Can you find the lines of the listing that include "this" and copy every one?
-- Start --
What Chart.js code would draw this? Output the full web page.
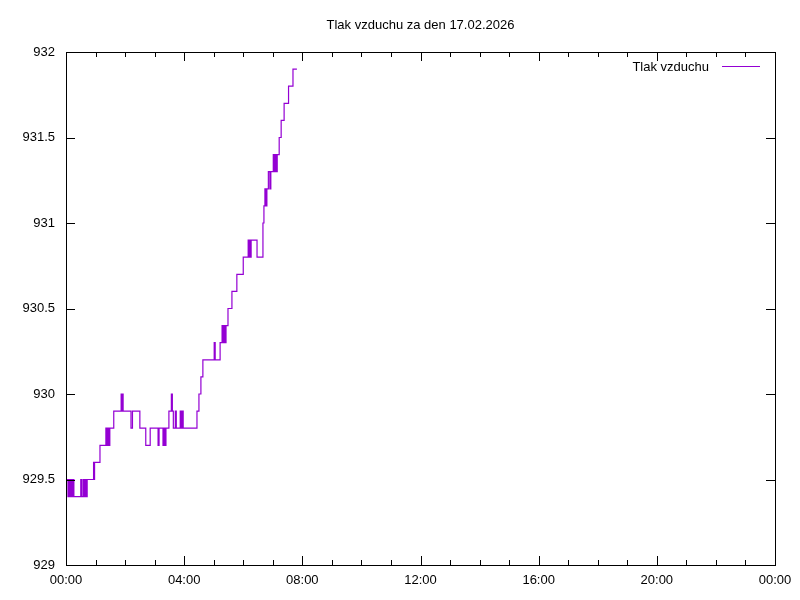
<!DOCTYPE html>
<html>
<head>
<meta charset="utf-8">
<script src="https://cdn.jsdelivr.net/npm/chart.js@4/dist/chart.umd.min.js"></script>
<style>
  html, body { margin: 0; padding: 0; background: #fff; }
</style>
</head>
<body>
<canvas id="graf" width="800" height="600"></canvas>
<script>
// Data - minuty od pulnoci a tlak v hPa
const minuty = [0, 4, 6, 8, 10, 12, 14, 16, 30, 32, 35, 37, 39, 41, 43,
  56, 57, 58, 69, 81, 83, 85, 87, 89, 97, 112, 114, 115, 116, 132, 135,
  150, 162, 171, 187, 189, 197, 199, 201, 203, 209, 214, 216, 218, 222,
  224, 232, 234, 236, 238, 266, 270, 274, 278, 301, 303, 313, 317, 319,
  321, 323, 325, 329, 337, 347, 360, 370, 372, 374, 375, 376, 388, 400,
  402, 404, 406, 408, 411, 414, 416, 421, 423, 425, 427, 429, 433, 437,
  443, 452, 461, 469];
const tlak = [929.5, 929.4, 929.5, 929.4, 929.5, 929.4, 929.5, 929.4, 929.5, 929.4, 929.5, 929.4, 929.5, 929.4, 929.5,
  929.6, 929.5, 929.6, 929.7, 929.8, 929.7, 929.8, 929.7, 929.8, 929.9, 930.0, 929.9, 930.0, 929.9, 929.8, 929.9,
  929.8, 929.7, 929.8, 929.7, 929.8, 929.7, 929.8, 929.7, 929.8, 929.9, 930.0, 929.9, 929.8, 929.9,
  929.8, 929.9, 929.8, 929.9, 929.8, 929.9, 930.0, 930.1, 930.2, 930.3, 930.2, 930.3, 930.4, 930.3,
  930.4, 930.3, 930.4, 930.5, 930.6, 930.7, 930.8, 930.9, 930.8, 930.9, 930.8, 930.9, 930.8, 931.0,
  931.1, 931.2, 931.1, 931.2, 931.3, 931.2, 931.3, 931.4, 931.3, 931.4, 931.3, 931.4, 931.5, 931.6,
  931.7, 931.8, 931.9, 931.9];
const nazev = 'Tlak vzduchu za den 17.02.2026';
const popisek = 'Tlak vzduchu';
const yMin = 929, yMax = 932, yKrok = 0.5;
const xMin = 0, xMax = 1440;

const barva = '#9400d3';
const pismo = '"Liberation Sans", Arial, sans-serif';

function hhmm(m) {
  const h = Math.floor(m / 60) % 24;
  const mm = m % 60;
  return String(h).padStart(2, '0') + ':' + String(mm).padStart(2, '0');
}

// ramecek, carky dovnitr a legenda jako v gnuplotu
const ramecek = {
  id: 'ramecek',
  afterDraw(chart) {
    const c = chart.ctx;
    const a = chart.chartArea;
    const sx = chart.scales.x, sy = chart.scales.y;
    c.save();
    c.strokeStyle = '#000';
    c.lineWidth = 1;
    c.strokeRect(Math.round(a.left) + 0.5, Math.round(a.top) + 0.5,
      Math.round(a.right - a.left), Math.round(a.bottom - a.top));
    c.beginPath();
    sx.ticks.forEach(t => {
      const x = Math.round(sx.getPixelForValue(t.value)) + 0.5;
      const d = t.value % 240 === 0 ? 9 : 5;
      c.moveTo(x, a.bottom); c.lineTo(x, a.bottom - d);
      c.moveTo(x, a.top); c.lineTo(x, a.top + d);
    });
    sy.ticks.forEach(t => {
      const y = Math.round(sy.getPixelForValue(t.value)) + 0.5;
      c.moveTo(a.left, y); c.lineTo(a.left + 9, y);
      c.moveTo(a.right, y); c.lineTo(a.right - 9, y);
    });
    c.stroke();
    // legenda
    c.font = '13px ' + pismo;
    c.fillStyle = '#000';
    c.textAlign = 'right';
    c.textBaseline = 'middle';
    c.fillText(popisek, 709, 67);
    c.strokeStyle = barva;
    c.beginPath();
    c.moveTo(722, 66.5); c.lineTo(760, 66.5);
    c.stroke();
    c.restore();
  }
};

const ctx = document.getElementById('graf');
new Chart(ctx, {
  type: 'line',
  data: {
    datasets: [{
      label: popisek,
      data: minuty.map((m, i) => ({ x: m, y: tlak[i] })),
      borderColor: barva,
      borderWidth: 1.2,
      pointRadius: 0,
      stepped: 'before',
      fill: false
    }]
  },
  options: {
    responsive: false,
    animation: false,
    devicePixelRatio: 1,
    layout: { padding: { left: 0, right: 25, top: 0, bottom: 0 } },
    scales: {
      x: {
        type: 'linear',
        min: xMin,
        max: xMax,
        grid: { display: false, drawTicks: false },
        border: { display: false },
        afterFit: s => { s.height = 35; },
        ticks: {
          stepSize: 60,
          autoSkip: false,
          maxRotation: 0,
          padding: 8,
          color: '#000',
          font: { size: 13, family: pismo },
          callback: v => (v % 240 === 0 ? hhmm(v) : '')
        }
      },
      y: {
        min: yMin,
        max: yMax,
        grid: { display: false, drawTicks: false },
        border: { display: false },
        afterFit: s => { s.width = 66; },
        ticks: {
          stepSize: yKrok,
          padding: 11,
          color: '#000',
          font: { size: 13, family: pismo },
          callback: v => String(+v.toFixed(1))
        }
      }
    },
    plugins: {
      legend: { display: false },
      tooltip: { enabled: false },
      title: {
        display: true,
        fullSize: false,
        text: nazev,
        color: '#000',
        font: { size: 13, weight: 'normal', family: pismo },
        padding: { top: 17.5, bottom: 18.9 }
      }
    }
  },
  plugins: [ramecek]
});
</script>
</body>
</html>
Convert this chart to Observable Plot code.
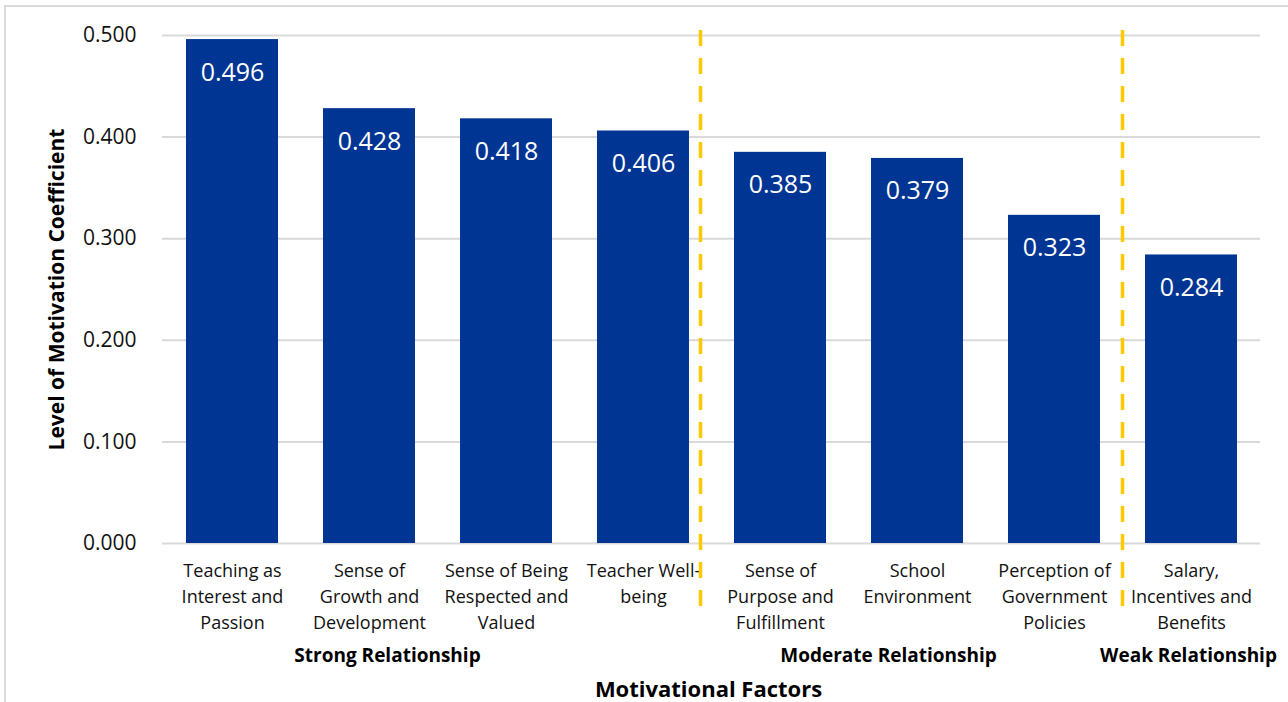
<!DOCTYPE html>
<html>
<head>
<meta charset="utf-8">
<script src="https://cdn.jsdelivr.net/npm/d3@7"></script>
<script src="https://cdn.jsdelivr.net/npm/@observablehq/plot@0.6"></script>
<style>
  html, body { margin: 0; padding: 0; background: #fff; overflow: hidden; }
  #frame { position: absolute; left: 4px; top: 5px; width: 2000px; height: 2000px;
           border: 2px solid #d9d9d9; box-sizing: border-box; }
  #chart { position: absolute; left: 0; top: 0; }
</style>
</head>
<body>
<div id="frame"></div>
<div id="chart"></div>
<script>
const categories = [
  "Teaching as Interest and Passion",
  "Sense of Growth and Development",
  "Sense of Being Respected and Valued",
  "Teacher Well-being",
  "Sense of Purpose and Fulfillment",
  "School Environment",
  "Perception of Government Policies",
  "Salary, Incentives and Benefits"
];
const tickLabels = [
  "Teaching as\nInterest and\nPassion",
  "Sense of\nGrowth and\nDevelopment",
  "Sense of Being\nRespected and\nValued",
  "Teacher Well-\nbeing",
  "Sense of\nPurpose and\nFulfillment",
  "School\nEnvironment",
  "Perception of\nGovernment\nPolicies",
  "Salary,\nIncentives and\nBenefits"
];
const values = [0.496, 0.428, 0.418, 0.406, 0.385, 0.379, 0.323, 0.284];
const yTicks = [0, 0.1, 0.2, 0.3, 0.4, 0.5];
const groupNames = ["Strong Relationship", "Moderate Relationship", "Weak Relationship"];
const groupAnchors = ["Sense of Growth and Development", "School Environment", "Salary, Incentives and Benefits"];
const dividerAfter = ["Teacher Well-being", "Perception of Government Policies"];

const data = categories.map((c, i) => ({category: c, value: values[i], label: tickLabels[i]}));
const FONT = "'Open Sans', 'DejaVu Sans', sans-serif";
const BLUE = "#003594";
const GOLD = "#FFC800";

const chart = Plot.plot({
  width: 1288,
  height: 702,
  marginLeft: 162,
  marginRight: 28,
  marginTop: 35,
  marginBottom: 159,
  style: {fontFamily: FONT, background: "transparent", color: "#111", overflow: "visible"},
  x: {domain: categories, paddingInner: 0.33, paddingOuter: 0.165, axis: null},
  y: {domain: [0, 0.5], axis: null},
  marks: [
    Plot.gridY(yTicks, {stroke: "#d9d9d9", strokeOpacity: 1, strokeWidth: 2}),
    Plot.axisY(yTicks, {tickFormat: d3.format(".3f"), tickSize: 0, tickPadding: 26, fontSize: 21, label: null, fill: "#111"}),
    Plot.barY(data, {x: "category", y: "value", fill: BLUE}),
    Plot.text(data, {x: "category", y: "value", text: d => d3.format(".3f")(d.value), dy: 33, fill: "#fff", fontSize: 25}),
    Plot.text(data, {x: "category", y: 0, text: "label", lineAnchor: "top", dy: 15, fontSize: 18, lineHeight: 1.44, fill: "#111"}),
    Plot.ruleX([dividerAfter[0]], {x: d => d, dx: 57, stroke: GOLD, strokeWidth: 3.5, strokeDasharray: "16,12", insetTop: -5, insetBottom: -63}),
    Plot.ruleX([dividerAfter[1]], {x: d => d, dx: 68, stroke: GOLD, strokeWidth: 3.5, strokeDasharray: "16,12", insetTop: -5, insetBottom: -63}),
    Plot.text([groupNames[0]], {x: () => groupAnchors[0], y: 0, text: d => d, dx: 18, dy: 112, fontSize: 19, fontWeight: 700, fill: "#000"}),
    Plot.text([groupNames[1]], {x: () => groupAnchors[1], y: 0, text: d => d, dx: -29, dy: 112, fontSize: 19, fontWeight: 700, fill: "#000"}),
    Plot.text([groupNames[2]], {x: () => groupAnchors[2], y: 0, text: d => d, dx: -3, dy: 112, fontSize: 19, fontWeight: 700, fill: "#000"}),
    Plot.text(["Motivational Factors"], {frameAnchor: "bottom", text: d => d, dx: -3, dy: 153, fontSize: 22, fontWeight: 700, fill: "#000"}),
    Plot.text(["Level of Motivation Coefficient"], {frameAnchor: "left", textAnchor: "middle", text: d => d, rotate: -90, dx: -105, fontSize: 21, fontWeight: 700, fill: "#000"})
  ]
});
document.getElementById("chart").appendChild(chart);
</script>
</body>
</html>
-- End --
## FINISHED EXERCISE
What Chart.js code would draw this? Output the full web page.
Convert this chart to Observable Plot code.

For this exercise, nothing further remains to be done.